Не знаю, какая муха укусила капитана Мартынова, но только он решил воспользоваться воинским уставом, разрешающим любому офицеру отменить любое приказание, полученное до того унтером или рядовым и дать ему свое, новое приказание, которое этот унтер или рядовой обязан безоговорочно исполнять. Я объяснил этому знатоку устава, кто я и что делаю, но тот заявил, что эшелон теперь доедет до Москвы и без агитатора, что учиться мне незачем, а ему, Мартынову, угодно, чтобы я ехал с другим эшелоном на Дальний Восток, «где тоже нужны люди». Решение капитана Мартынова, грозившее исказить всю мою дальнейшую жизнь, было очевидным издевательством и напоминало поведение того худосочного младшего лейтенанта в школе санинструкторов, который заставлял нас ползать по коровьему и собачьему дерьму под видом обучения «тактике» — и тому и другому приятно было унижать другого человека, чтобы этим доказывать себе свое мнимое превосходство. Но жаловаться было некому, Мартынов действовал безнаказанно: он понимал, что политуправление в Вене никогда и не узнает о его самоуправстве.
Ночь я провел на улице под дверями Мартынова, а на рассвете вышла женщина, жена или ППЖ капитана Мартынова, обнаружила меня на скамеечке и стала расспрашивать. Выслушав мою повесть она сказала, что попробует уломать капитана, вернулась в помещение, и через несколько минут Мартынов отпустил меня в Москву, Я не имел даже возможности поблагодарить добрую женщину, так как она уже не вышла из дому.
Без промедления я вскочил в первую электричку и поехал зайцем в Москву, не успев даже купить билета, — так я боялся, что капитан Мартынов снова передумает. Но билетов тогда у военных и не спрашивали.
В конце сентября вышел указ о демобилизации лиц рядового и сержантского состава с высшим образованием.

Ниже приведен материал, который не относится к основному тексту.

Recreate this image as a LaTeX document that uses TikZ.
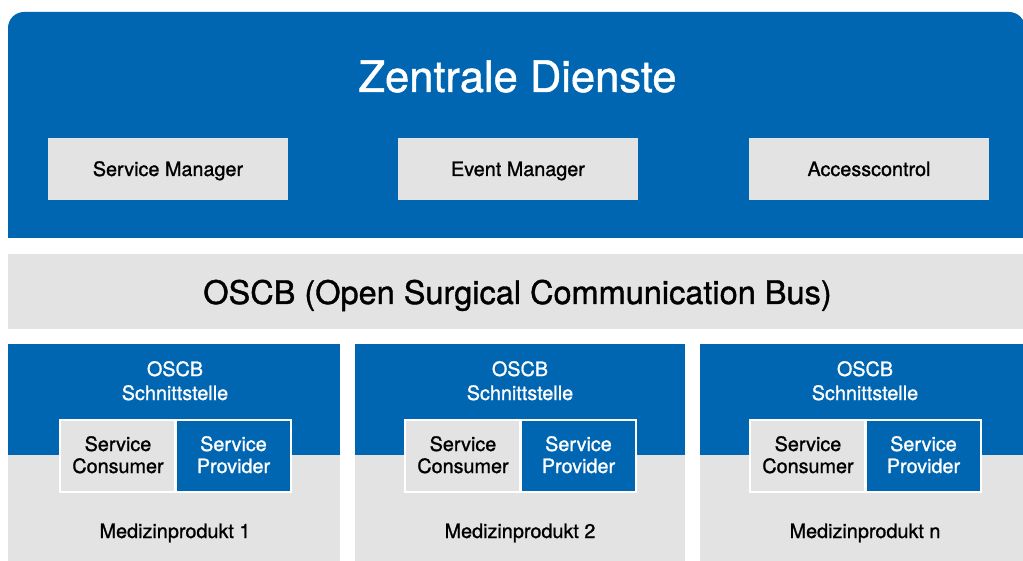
\documentclass[tikz,border=0pt]{standalone}
\usepackage{fontspec}
\setmainfont{TeX Gyre Heros}
\newfontface\medfont{TeX Gyre Heros}[FakeBold=1.1]
\definecolor{oblue}{RGB}{0,102,178}
\definecolor{ogray}{RGB}{226,227,226}
\tikzset{
  titletext/.style={font=\medfont\fontsize{43.5}{50}\selectfont, text=white, inner sep=0pt, anchor=base},
  bustext/.style={font=\medfont\fontsize{32.5}{38}\selectfont, text=black, inner sep=0pt, anchor=base},
  svcbox/.style={fill=ogray, draw=none, minimum width=240pt, minimum height=62pt, anchor=north west, inner sep=0pt},
  svctext/.style={font=\medfont\fontsize{19.8}{24}\selectfont, text=black, inner sep=0pt, anchor=base},
  smalltext/.style={font=\medfont\fontsize{19.8}{24}\selectfont, inner sep=0pt, anchor=base},
  blockbox/.style={draw=none, inner sep=0pt, anchor=north west, minimum width=330pt},
  framebox/.style={fill=white, draw=none, inner sep=0pt, anchor=north west, minimum width=233pt, minimum height=74pt},
  innerbox/.style={draw=none, inner sep=0pt, anchor=north west, minimum width=113pt, minimum height=70pt},
}
\begin{document}
\begin{tikzpicture}[x=1pt,y=-1pt]
\useasboundingbox[fill=white] (0,0) rectangle (1023,561);
\begin{scope}
\clip (0,0) rectangle (1023,561);
% top area
\fill[oblue] (8,238) [rounded corners=16pt] -- (8,12) -- (1025,12) [sharp corners] -- (1025,238) -- cycle;
\node[titletext] (title) at (517.5,92) {Zentrale Dienste};
\node[svcbox] (sm) at (48,138) {};
\node[svctext] (smt) at (168,176) {Service Manager};
\node[svcbox] (em) at (398,138) {};
\node[svctext] (emt) at (518,176) {Event Manager};
\node[svcbox] (ac) at (749,138) {};
\node[svctext] (act) at (869,176) {Accesscontrol};
% bus
\node[blockbox, fill=ogray, minimum width=1020pt, minimum height=75pt] (bus) at (8,254) {};
\node[bustext] (bust) at (517.5,304) {OSCB (Open Surgical Communication Bus)};
% device blocks
\foreach \i/\bx/\bw/\fx/\lbl in {1/8/332/59/1, 2/355/330/404/2, 3/700/330/749/n}{
  \node[blockbox, fill=ogray, minimum width=\bw pt, minimum height=217pt] (dev\i) at (\bx,344) {};
  \node[blockbox, fill=oblue, minimum width=\bw pt, minimum height=111pt] (if\i) at (\bx,344) {};
  \node[smalltext, text=white, align=center] (ift\i) at (\fx+116,400) {OSCB\\Schnittstelle};
  \node[framebox] (fr\i) at (\fx,419) {};
  \node[innerbox, fill=ogray] (sc\i) at (\fx+2,421) {};
  \node[innerbox, fill=oblue] (sp\i) at (\fx+118,421) {};
  \node[smalltext, text=black, align=center] (sct\i) at (\fx+59,473) {Service\\[-2pt]Consumer};
  \node[smalltext, text=white, align=center] (spt\i) at (\fx+174.5,473) {Service\\[-2pt]Provider};
  \node[smalltext, text=black] (mp\i) at (\fx+116,538) {Medizinprodukt \lbl};
}
\end{scope}
\end{tikzpicture}
\end{document}
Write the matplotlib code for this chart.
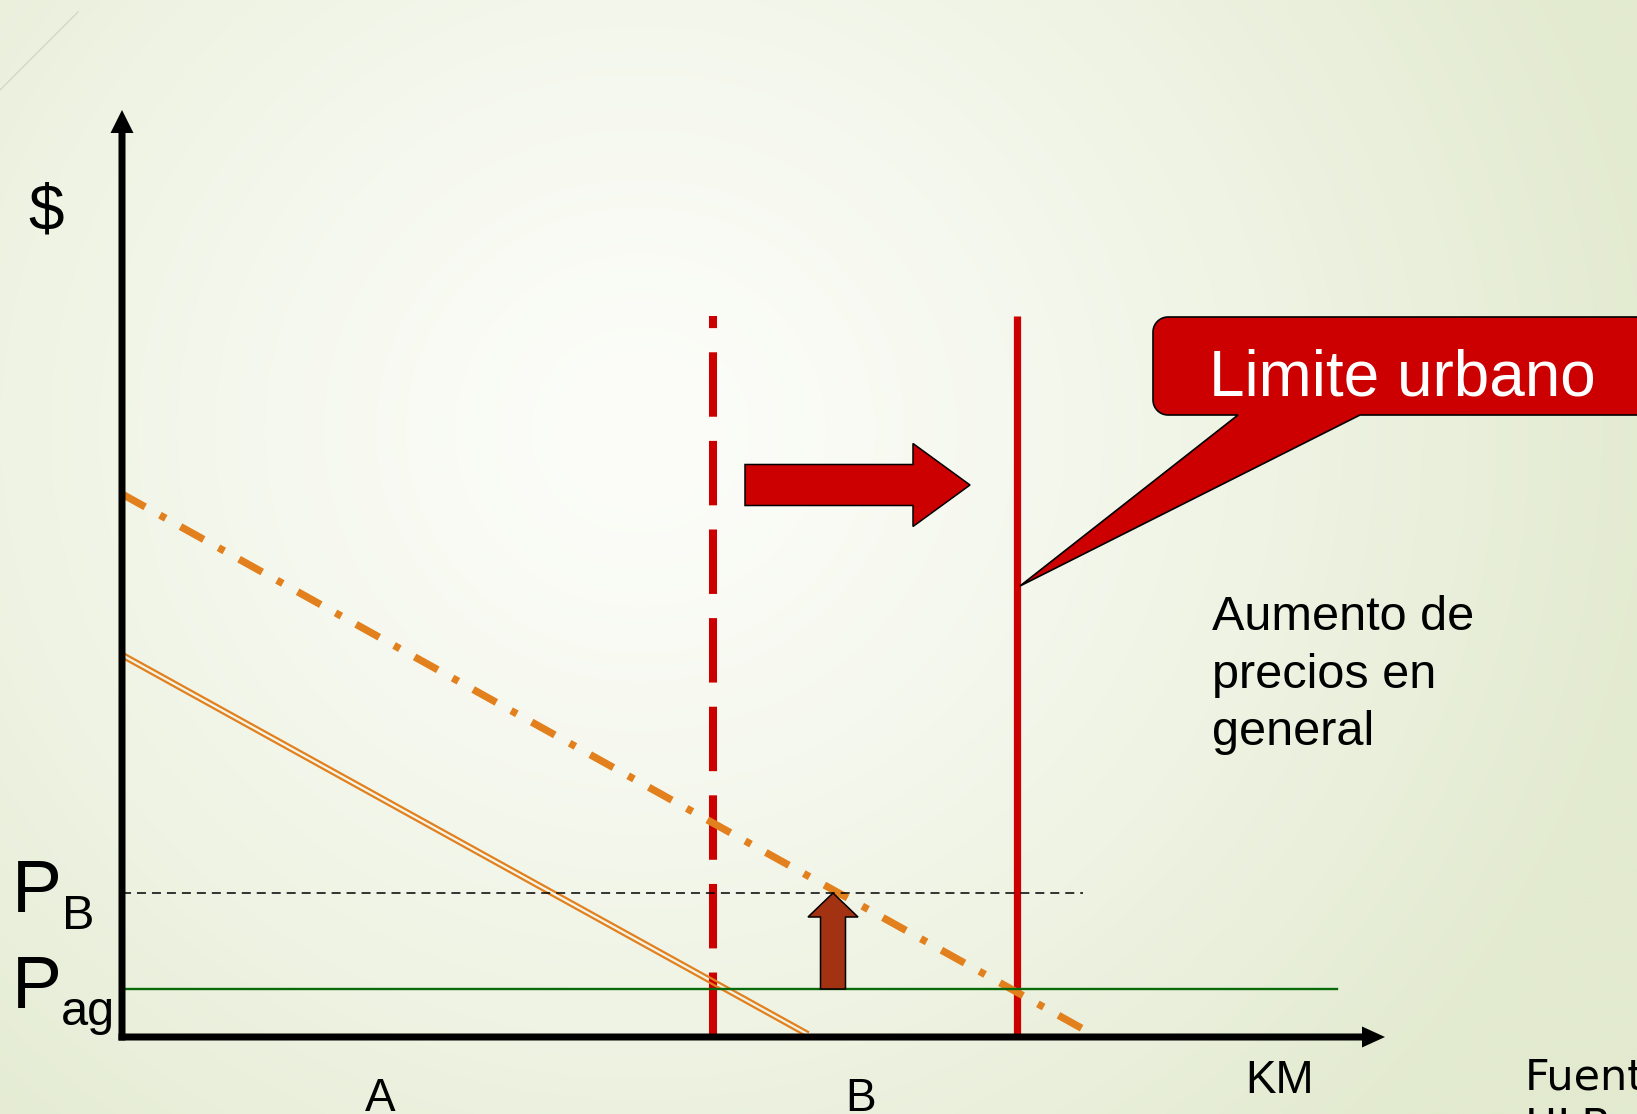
import numpy as np
import matplotlib
matplotlib.use("Agg")
import matplotlib.pyplot as plt
from matplotlib.patches import FancyArrow, Polygon

# ---------------- data (chart units: 1 unit = 100 px) ----------------
price_labels = ["P", "P"]
price_subs = ["B", "ag"]
price_B = 1.44          # P_B level
price_ag = 0.48         # agricultural price level
old_limit = 5.91        # old urban limit (km)
new_limit = 8.95        # new urban limit (km)
limit_top = 7.21
curve_new_x = [0.0, 9.61]     # bid-rent after increase (dash-dot)
curve_new_y = [5.43, 0.08]
curve_old_x = [0.0, 6.87]     # original bid-rent (double line)
curve_old_y = [3.82, 0.02]
pB_line_end = 9.61
pag_line_end = 12.15
x_axis_len = 12.63
y_axis_len = 9.27
zone_labels = ["A", "B"]
zone_x = [2.58, 7.39]
axis_x_label = "KM"
axis_y_label = "$"
callout_text = "Limite urbano"
note_lines = ["Aumento de", "precios en", "general"]
source_lines = ["Fuente:", "HLB, C"]

W, H = 1637, 1114
fig = plt.figure(figsize=(W / 100, H / 100), dpi=100)
ax = fig.add_axes([0, 0, 1, 1])
x0, x1 = -1.22, -1.22 + W / 100
y0, y1 = -0.77, -0.77 + H / 100
ax.set_xlim(x0, x1)
ax.set_ylim(y0, y1)
ax.axis("off")

# background radial gradient
ny, nx = 280, 410
yy, xx = np.mgrid[0:ny, 0:nx]
px = xx / (nx - 1) * W
py = yy / (ny - 1) * H
r = np.sqrt((px - 640) ** 2 + ((py - 430) * 1.05) ** 2) / 1050
t = np.clip(r, 0, 1) ** 1.3
c0 = np.array([252, 253, 249]) / 255
c1 = np.array([226, 234, 207]) / 255
img = c0[None, None, :] + (c1 - c0)[None, None, :] * t[..., None]
ax.imshow(img, extent=[x0, x1, y0, y1], origin="upper", aspect="auto",
          interpolation="bilinear", zorder=0)

# faint decorative diagonal line top-left
ax.plot([-1.22, -0.44], [9.47, 10.25], color="#D3D9C2", lw=1.0, zorder=1)

RED = "#CC0000"
ORANGE = "#E3801E"

# urban limits
ax.plot([old_limit, old_limit], [0, limit_top], color=RED, lw=5.8,
        linestyle=(0, (8, 3)), solid_capstyle="butt", dash_capstyle="butt", zorder=2)
ax.plot([new_limit, new_limit], [-0.02, limit_top], color=RED, lw=5.2,
        solid_capstyle="butt", zorder=2)

# bid rent curves
ax.plot(curve_new_x, curve_new_y, color=ORANGE, lw=5.3,
        linestyle=(0, (3.6, 2.3, 0.9, 2.3)), dash_capstyle="butt", zorder=3)
for off in (0.026, -0.026):
    ax.plot(curve_old_x, [v + off for v in curve_old_y], color=ORANGE, lw=1.6,
            solid_capstyle="butt", zorder=3)

# price levels
ax.plot([0, pB_line_end], [price_B, price_B], color="black", lw=1.1,
        linestyle=(0, (5.9, 3.9)), zorder=4)
ax.plot([0, pag_line_end], [price_ag, price_ag], color="#086A08", lw=1.7, zorder=4)

# arrows
ax.add_patch(FancyArrow(7.11, price_ag, 0, price_B - price_ag, width=0.25,
                        head_width=0.50, head_length=0.24, length_includes_head=True,
                        fc="#A33212", ec="black", lw=1.1, zorder=5))
ax.add_patch(FancyArrow(6.23, 5.52, 2.25, 0, width=0.41, head_width=0.83,
                        head_length=0.57, length_includes_head=True,
                        fc=RED, ec="black", lw=1.1, zorder=5))

# axes with arrow heads
ax.add_patch(FancyArrow(0, -0.035, 0, y_axis_len + 0.035, width=0.07,
                        head_width=0.23, head_length=0.23, length_includes_head=True,
                        fc="black", ec="none", zorder=6))
ax.add_patch(FancyArrow(-0.035, 0, x_axis_len + 0.035, 0, width=0.07,
                        head_width=0.21, head_length=0.23, length_includes_head=True,
                        fc="black", ec="none", zorder=6))

# callout
rr = 0.15
L, R, T, B = 10.31, 15.8, 7.20, 6.22
pts = []
for a in np.linspace(np.pi, 1.5 * np.pi, 10):
    pts.append((L + rr + rr * np.cos(a), B + rr + rr * np.sin(a)))
pts += [(11.16, B), (8.98, 4.51), (12.38, B), (R, B), (R, T)]
for a in np.linspace(0.5 * np.pi, np.pi, 10):
    pts.append((L + rr + rr * np.cos(a), T - rr + rr * np.sin(a)))
ax.add_patch(Polygon(pts, closed=True, fc=RED, ec="black", lw=1.2,
                     joinstyle="miter", zorder=7))
ax.text(12.80, 6.41, callout_text, color="white", fontsize=46,
        family="Liberation Sans", ha="center", va="baseline", zorder=8)

FONT = "Liberation Sans"
# axis labels
ax.text(-0.76, 8.25, axis_y_label, fontsize=46, family=FONT, ha="center",
        va="center", zorder=8)
ax.text(-1.10, 1.25, price_labels[0], fontsize=54, family=FONT, ha="left",
        va="baseline", zorder=8)
ax.text(-0.60, 1.08, price_subs[0], fontsize=35, family=FONT, ha="left",
        va="baseline", zorder=8)
ax.text(-1.10, 0.29, price_labels[1], fontsize=54, family=FONT, ha="left",
        va="baseline", zorder=8)
ax.text(-0.61, 0.12, price_subs[1], fontsize=35, family=FONT, ha="left",
        va="baseline", zorder=8)
for lab, xv in zip(zone_labels, zone_x):
    ax.text(xv, -0.74, lab, fontsize=33, family=FONT, ha="center",
            va="baseline", zorder=8)
ax.text(11.58, -0.56, axis_x_label, fontsize=33, family=FONT, ha="center",
        va="baseline", zorder=8)

# note
for i, line in enumerate(note_lines):
    ax.text(10.90, 4.07 - 0.575 * i, line, fontsize=35, family=FONT,
            ha="left", va="baseline", zorder=8)

# source (clipped by figure edge, as in the reference)
ax.text(14.03, -0.52, source_lines[0], fontsize=31, family="DejaVu Sans",
        ha="left", va="baseline", zorder=8)
ax.text(14.03, -1.02, source_lines[1], fontsize=31, family="DejaVu Sans",
        ha="left", va="baseline", zorder=8)

fig.savefig("out.png", dpi=100)
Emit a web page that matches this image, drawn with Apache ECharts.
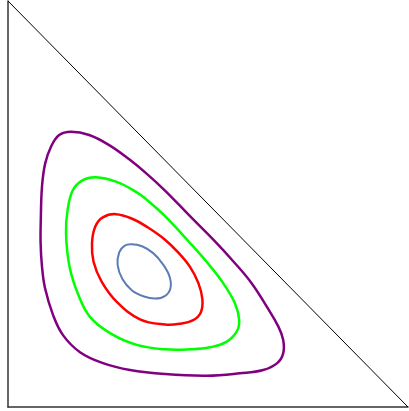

Меня было хотели отправить в Вену для демобилизации (по времени я бы только-только успел уложиться в свой отпуск, чтобы вернуться), но тут мне подвернулся Володя Ремизов, который работал в военкомате, и меня «по блату» демобилизовали в Москве. 18-го октября 1945 г. я снова получил паспорт и продовольственные карточки.